HWANGE Colliery Company protesters have been summoned to appear in court on Monday facing criminal trespass charges.
BY NOKUTHABA DLAMINI/ KUDZAI MUCHENJEKWA
The spouses and widows of HCCL workers are protesting over five-year salaries owed to their husbands by the company amounting up to $80 000.
Zimbabwe Lawyers for Human Lights lawyers Thulani Nkala and Nosimilo Chanaiwa are representing them.
The allegations against them are that on January 29 at Hwange Colliery gate, Ammary Saulo, Thobekile Shoko, Sibonokuhle Ndlovu, Tendai Ncube, Clarice Ngoma, Chipo Tavingei and other protesters pitched a tent and set up camp without the authority’s consent.

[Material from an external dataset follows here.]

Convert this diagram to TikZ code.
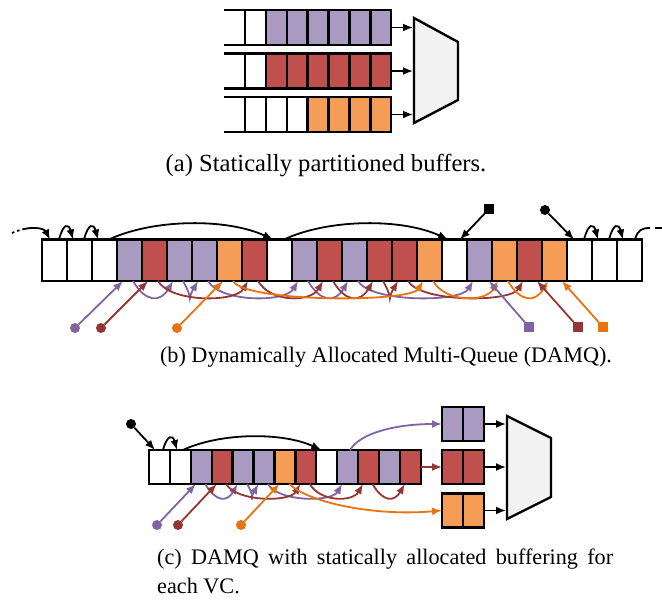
\documentclass[tikz,border=0pt]{standalone}
\usepackage{fontspec}
\setmainfont{Liberation Serif}
\usetikzlibrary{arrows.meta}
\definecolor{pfill}{HTML}{A99AC1}
\definecolor{rfill}{HTML}{C0504D}
\definecolor{ofill}{HTML}{F59D56}
\definecolor{pline}{HTML}{8064A2}
\definecolor{rline}{HTML}{943634}
\definecolor{oline}{HTML}{E9730E}
\definecolor{muxfill}{HTML}{F2F2F2}
\tikzset{
  slot/.style={rectangle, draw=black, line width=2.4pt, inner sep=0pt, outer sep=0pt, anchor=north west},
  slotA/.style={slot, minimum width=20.9pt, minimum height=35pt},
  slotB/.style={slot, minimum width=25pt, minimum height=41.5pt},
  slotC/.style={slot, minimum width=20.9pt, minimum height=34pt},
  link/.style={line width=1.8pt, -{Latex[length=10pt,width=8pt]}},
  plain/.style={line width=1.8pt},
  edge/.style={line width=2.4pt},
  mux/.style={draw=black, fill=muxfill, line width=2.4pt, line join=miter},
  pin/.style={circle, fill=#1, inner sep=0pt, minimum size=10pt},
  sqpin/.style={rectangle, fill=#1, inner sep=0pt, minimum size=9.5pt},
  caption/.style={font=\fontsize{22.2pt}{29pt}\selectfont, inner sep=0pt},
}
\begin{document}
\begin{tikzpicture}[x=1pt,y=-1pt]
\useasboundingbox (0,0) rectangle (662,608);

% ---------- (a) statically partitioned buffers ----------
\foreach \r/\cols in {0/{white,white,pfill,pfill,pfill,pfill,pfill,pfill},
                      1/{white,white,rfill,rfill,rfill,rfill,rfill,rfill},
                      2/{white,white,white,white,ofill,ofill,ofill,ofill}} {
  \foreach \c [count=\i from 0] in \cols
    \node[slotA, fill=\c, draw=none] (a\r\i) at (224+20.9*\i, 10+43.5*\r) {};
  \draw[edge] (a\r0.north west) -- (a\r7.north east) -- (a\r7.south east) -- (a\r0.south west);
  \foreach \i in {1,...,7}
    \draw[edge] (a\r\i.north west) -- (a\r\i.south west);
}
\draw[mux] (414,18) -- (458,42) -- (458,100) -- (414,123) -- cycle;
\coordinate (ain0) at (413,27.5);
\coordinate (ain1) at (413,71);
\coordinate (ain2) at (413,114.5);
\foreach \r in {0,1,2}
  \draw[link] (a\r7.east) -- (ain\r);
\node[caption, font=\fontsize{24.6pt}{30pt}\selectfont] (capA) at (326,165) {(a) Statically partitioned buffers.};

% ---------- (b) DAMQ ----------
\foreach \c [count=\i from 0] in {white,white,white,pfill,rfill,pfill,pfill,ofill,rfill,white,pfill,rfill,
                                  pfill,rfill,rfill,ofill,white,pfill,ofill,rfill,ofill,white,white,white}
  \node[slotB, fill=\c] (b\i) at (42+25*\i, 239.5) {};

% free list above the buffer
\coordinate (bfree) at (12,233);
\draw[link, dash pattern=on 2.5pt off 3pt on 2.5pt off 3pt on 80pt] (bfree) .. controls (30,225) and (44,228) .. ([xshift=8pt]b0.north west);
\foreach \s/\t in {0/1,1/2,21/22,22/23}
  \draw[link] ([xshift=17pt]b\s.north west) .. controls +(-75:17) and +(-105:17) .. ([xshift=6pt]b\t.north west);
\foreach \s/\t in {2/9,9/16}
  \draw[link] ([xshift=17pt]b\s.north west) .. controls +(-25:50) and +(-155:50) .. ([xshift=6pt]b\t.north west);
\coordinate (bfreeend) at (650,228);
\coordinate (bfreeout) at (662,228);
\draw[plain] ([xshift=18pt]b23.north west) .. controls +(-75:10) and (642,228) .. (bfreeend);
\draw[plain, dash pattern=on 0pt off 5pt on 10pt] (bfreeend) -- (bfreeout);
\node[sqpin=black] (bhead) at (489,209) {};
\draw[link] (bhead) -- ([xshift=18pt]b16.north west);
\node[pin=black] (btail) at (545,210) {};
\draw[link] (btail) -- ([xshift=7pt]b21.north west);

% per-VC linked lists below the buffer
\foreach \s/\t/\col in {3/5/pline,5/6/pline,6/10/pline,10/12/pline,12/17/pline,
                        4/8/rline,8/11/rline,11/13/rline,13/14/rline,14/19/rline,
                        7/15/oline,15/18/oline,18/20/oline}
  \draw[link, \col] ([xshift=16pt]b\s.south west) .. controls +(60:25) and +(120:25) .. ([xshift=6pt]b\t.south west);

\node[pin=pline] (bpi) at (75,328) {};
\node[pin=rline] (bri) at (101,328) {};
\node[pin=oline] (boi) at (177,328) {};
\draw[link, pline] (bpi) -- ([xshift=6pt]b3.south west);
\draw[link, rline] (bri) -- ([xshift=6pt]b4.south west);
\draw[link, oline] (boi) -- ([xshift=6pt]b7.south west);
\node[sqpin=pline] (bpo) at (529,327) {};
\node[sqpin=rline] (bro) at (578,327) {};
\node[sqpin=oline] (boo) at (603,327) {};
\draw[link, pline] (bpo) -- ([xshift=22pt]b17.south west);
\draw[link, rline] (bro) -- ([xshift=20pt]b19.south west);
\draw[link, oline] (boo) -- ([xshift=20pt]b20.south west);

\node[caption] (capB) at (386,357) {(b) Dynamically Allocated Multi-Queue (DAMQ).};

% ---------- (c) DAMQ with per-VC output buffers ----------
\foreach \c [count=\i from 0] in {white,white,pfill,rfill,pfill,pfill,ofill,rfill,white,pfill,rfill,pfill,rfill}
  \node[slotC, fill=\c] (c\i) at (149+20.9*\i, 450) {};

\node[pin=black] (ctail) at (131,424) {};
\draw[link] (ctail) -- ([xshift=6pt]c0.north west);
\draw[link] ([xshift=14pt]c0.north west) .. controls +(-75:16) and +(-105:16) .. ([xshift=7pt]c1.north west);
\draw[link] ([xshift=13pt]c1.north west) .. controls +(-25:42) and +(-155:42) .. ([xshift=5pt]c8.north west);

\foreach \s/\t/\col in {2/4/pline,4/5/pline,5/9/pline,3/7/rline,7/10/rline,10/12/rline}
  \draw[link, \col] ([xshift=14.5pt]c\s.south west) .. controls +(60:21) and +(120:21) .. ([xshift=5pt]c\t.south west);

\node[pin=pline] (cpi) at (157,525) {};
\node[pin=rline] (cri) at (178,525) {};
\node[pin=oline] (coi) at (241,525) {};
\draw[link, pline] (cpi) -- ([xshift=5pt]c2.south west);
\draw[link, rline] (cri) -- ([xshift=5pt]c3.south west);
\draw[link, oline] (coi) -- ([xshift=5pt]c6.south west);

\foreach \k/\c/\y in {p/pfill/407, r/rfill/450, o/ofill/493.5} {
  \node[slotC, fill=\c] (\k b0) at (442,\y) {};
  \node[slotC, fill=\c] (\k b1) at (462.9,\y) {};
}
\draw[mux] (507,416) -- (551,438) -- (551,497) -- (507,519) -- cycle;
\coordinate (cin0) at (506,424);
\coordinate (cin1) at (506,467);
\coordinate (cin2) at (506,510.5);
\draw[link] (pb1.east) -- (cin0);
\draw[link] (rb1.east) -- (cin1);
\draw[link] (ob1.east) -- (cin2);

\draw[link, pline] ([xshift=13pt]c9.north west) .. controls +(-60:20) and +(180:45) .. (pb0.west);
\draw[link, rline] (c12.east) -- (rb0.west);
\draw[link, oline] ([xshift=15pt]c6.south west) .. controls +(45:25) and +(175:70) .. (ob0.west);

\node[caption, anchor=north west, text width=456pt, align=justify] (capC) at (157,549)
  {(c) DAMQ with statically allocated buffering for each VC.};
\end{tikzpicture}
\end{document}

This came as the Centre for Natural Resource Governance (CNRG) yesterday slammed Labour and Social Welfare minister Petronella Kagonye for failing to empathise with the protesting women.
Kagonye, who was in Hwange last Wednesday for negotiations, rebuked the women for demonstrating when they were not HCCL employees. She said the government would ensure the company paid full salaries going forward and ordered the women to stop their protests and move out of HCCL premises where they have been camped since January.
CNRG in a statement said the women had legitimate reasons for demonstrating.
“Among those demonstrators are former employees of HCCL, who solely depend on their benefits for survival. To add salt to injury, the company had the audacity to serve some of them with eviction notices even as it has not paid them their dues,” CNRG said.
CNRG said pensioners’ wives and widows were the most affected.
“Among the women are also those that were widowed by the June 6, 1972 Kamandama disaster where 427 Hwange Colliery miners died after being buried in an underground mine … the company has not been paying the widows and children that lost their fathers in the disaster.
“Considering these circumstances, CNRG asserts that it is highly unfair for Kagonye to take HCCL management’s side and treat the women like they are some pestilence that needs to be gotten rid of when they have real concerns that need to be addressed,” the statement read.
“CNRG is, therefore, fully in support of Hwange women’s decision to remain camped at the company premises until their concerns are fully addressed and the money that the company owes them starts reflecting in their bank accounts.”
The protesting women’s representatives said Kagonye does not understand their situation and was using political muscle to utter offensive words to suffering people.